Before you embark on a process that can be stressful consider whether you want to sell your car privately or trade it in.

When selling a car in the US, be aware of the following points:

  • Whenever possible, sell a car in the state where it’s registered. To sell a car legally in a state other than that where it’s registered, you must re-register it in that state and fit new licence plates. It’s possible to sell an out-of-state car, although you may need to drop the price considerably to compensate for the legal hassle involved on the buyer’s part. A car with an automatic gearbox is much easier to sell than one with a manual box (stick shift).

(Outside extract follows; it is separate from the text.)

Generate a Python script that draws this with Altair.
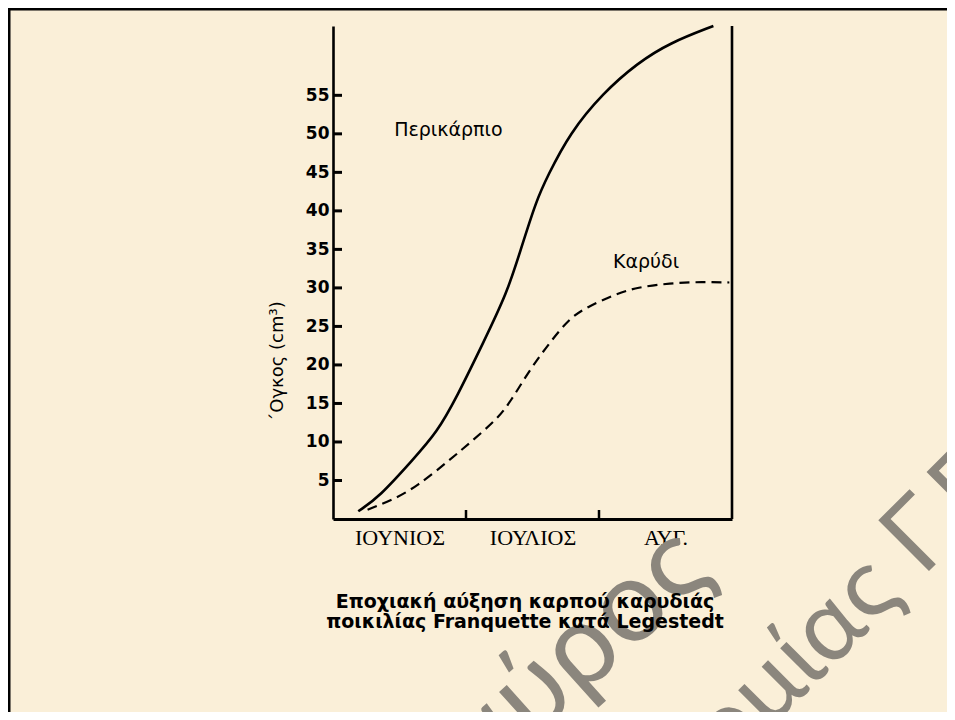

  • A potential buyer cannot test drive your car unless he is covered by your or his insurance. You’re responsible if someone drives your car without valid insurance, even with your permission.
  • Inform your insurance company. Cancel your policy or transfer it to a new car. When you sell a car, you may be required to notify your state’s Department of Motor Vehicles (DMV) by completing part of the registration or title paper. The new owner of the car must also register his ownership.

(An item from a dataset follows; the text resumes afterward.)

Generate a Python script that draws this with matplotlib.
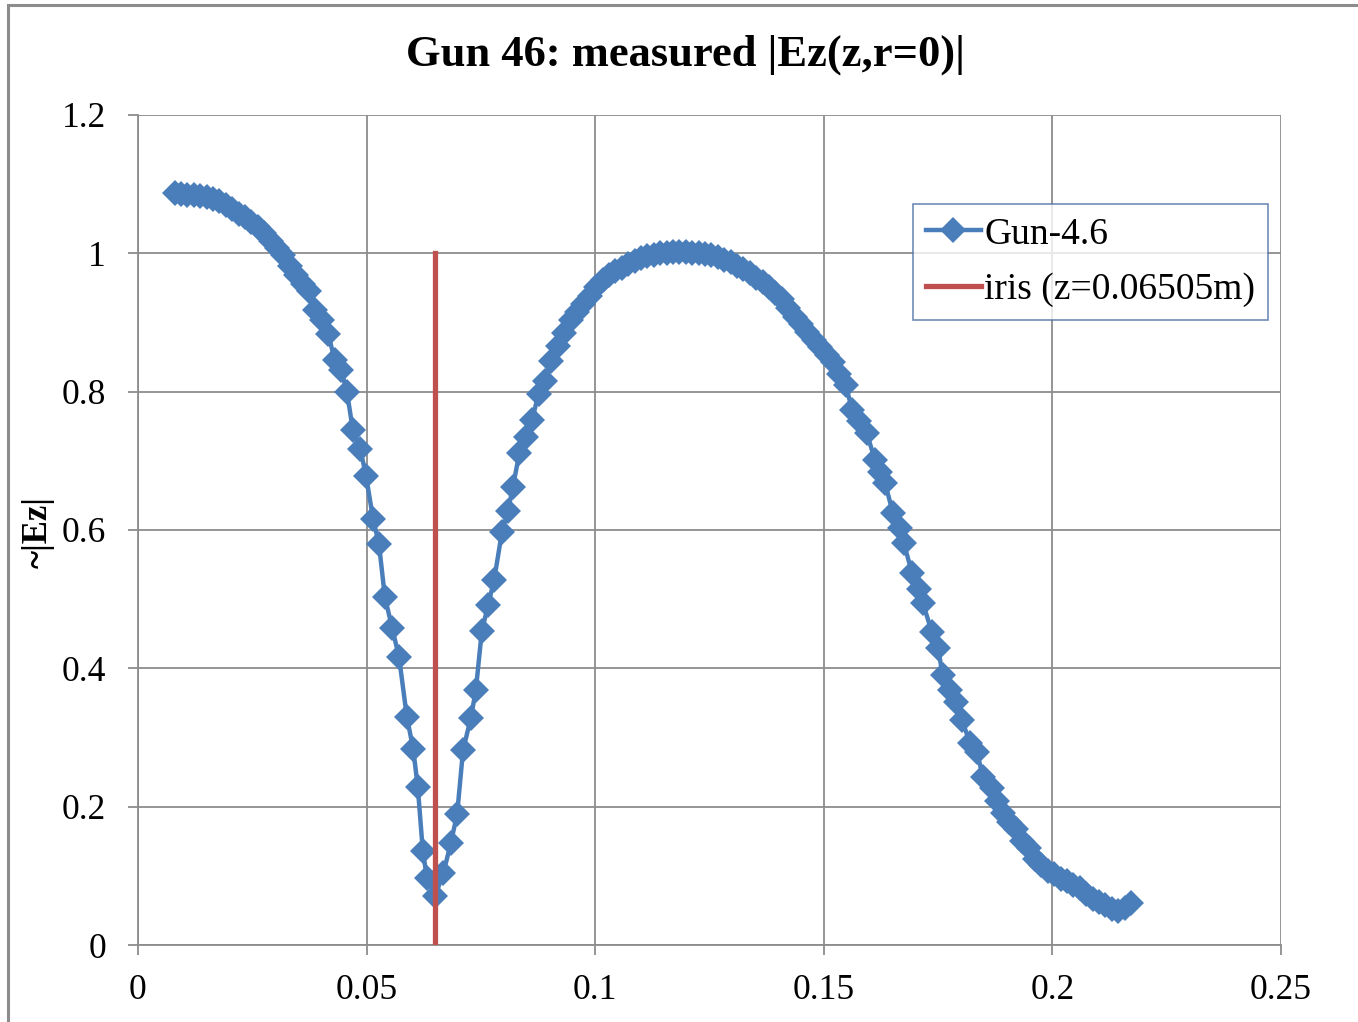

  • If you’re selling your car privately, you should insist on payment in cash or by certified cheque or money order. There are crooks who, given half a chance, happily give you a dud cheque and drive off with your car. If someone insists on paying with a personal cheque, you shouldn’t allow him to take your car until the cheque has cleared.
  • Include in the receipt that you’re selling the car in its present condition (as is) without a guarantee, the price paid and the car’s odometer (mileage) reading, which must be stated by law.
  • You can advertise a car for sale in local newspapers, on free local notice boards, in the weekend editions of major newspapers, and in motoring newspapers and magazines. The best place to advertise a car depends on its make and value. Inexpensive cars are best sold in local newspapers, while expensive and collectors’ cars are often advertised in the motoring press and in newspapers such as the New York Sunday Times. Buyers usually travel a long way to view a car that appears good value. (If nobody calls, you will know why!)
  • Last, but certainly not least, obtain the best possible price for your car, which may mean taking time to sell it. If you must sell a car in a hurry, you may need to sell it to a used car dealer, who will usually offer you a derisory sum.